I despair to see yet another article cast an infantilized autistic other as the burden of allistic (or non-autistic) people in my name. This allistic self-congratulation for not being autistic is as far as could be from a healthy relationship between autistic and allistic people, and it is time it was supplanted with a model in which autistic people lead and allistic people follow as we build a post-ability world.

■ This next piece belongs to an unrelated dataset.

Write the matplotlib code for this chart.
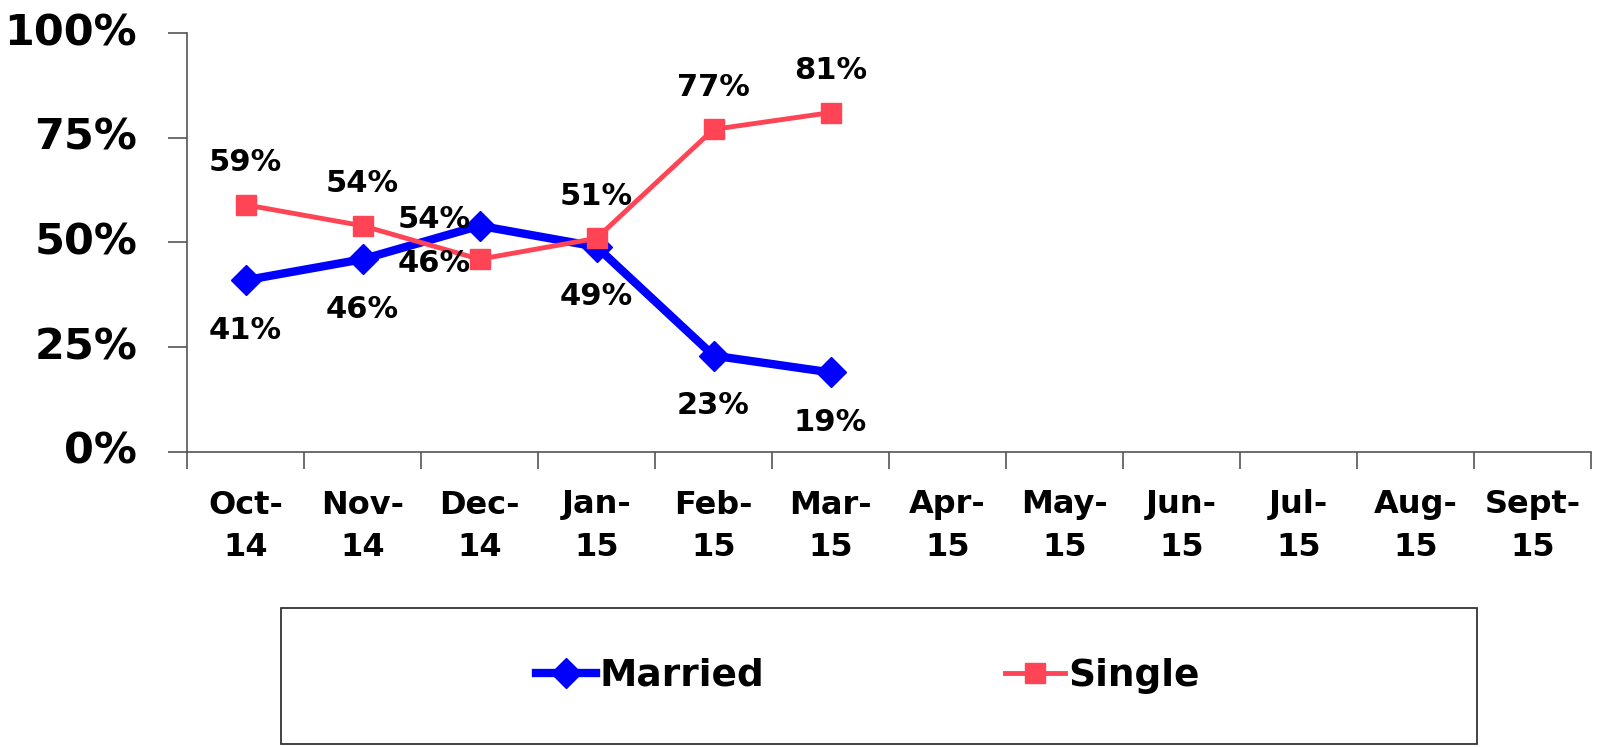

I fear that many allistic peoples’ own false assumptions about mental ability and intelligence has obscured a straightforward relationship of oppression. “Since autistic people are too stupid to lead their own lives and uniquely need charity,” I imagine the argument going, “it is we, we rational independent animals, who need to make sure nobody calls them a retard.” But autistic people are not too stupid to lead either their own lives or a political movement; and conversely, no allistic person is independent of her society or any more rational than autistic people, either. The allistic person and I depend just as much on society; the difference is that the specific machinery built, the way we as a society have decided to structure meetings and jobs and bathing, is much more comfortable to her than to me, and I want to do something about that, and she does not.

Almost every social justice space I’ve been in has carried with it the assumption that autistic people cannot think or act for themselves in a way that improves their society. This is unequivocally false; universally the autistic people I meet have sympathetic and nuanced political stances on ability. Allistic people, on the other hand, are always too busy enjoying the distance between themselves and autistic people to do much good; they’re convinced beyond rational investigation of an unbridgeable gap between themselves and autistic people, an irreducible and meaningful difference.

There is no such difference. I do funny little dances when talking to others; I have trouble showering and have a different approach to coursework than my allistic peers; I bite my nails to the quick, and I love absolutely myself. Allistic people gape, they point, they fasten onto anything that can help them pretend they’re invisible, they’re private, they have full control of their bodies. It is pathetic. They are allistic people who are the freaks, and we had better all hope they start to grow up.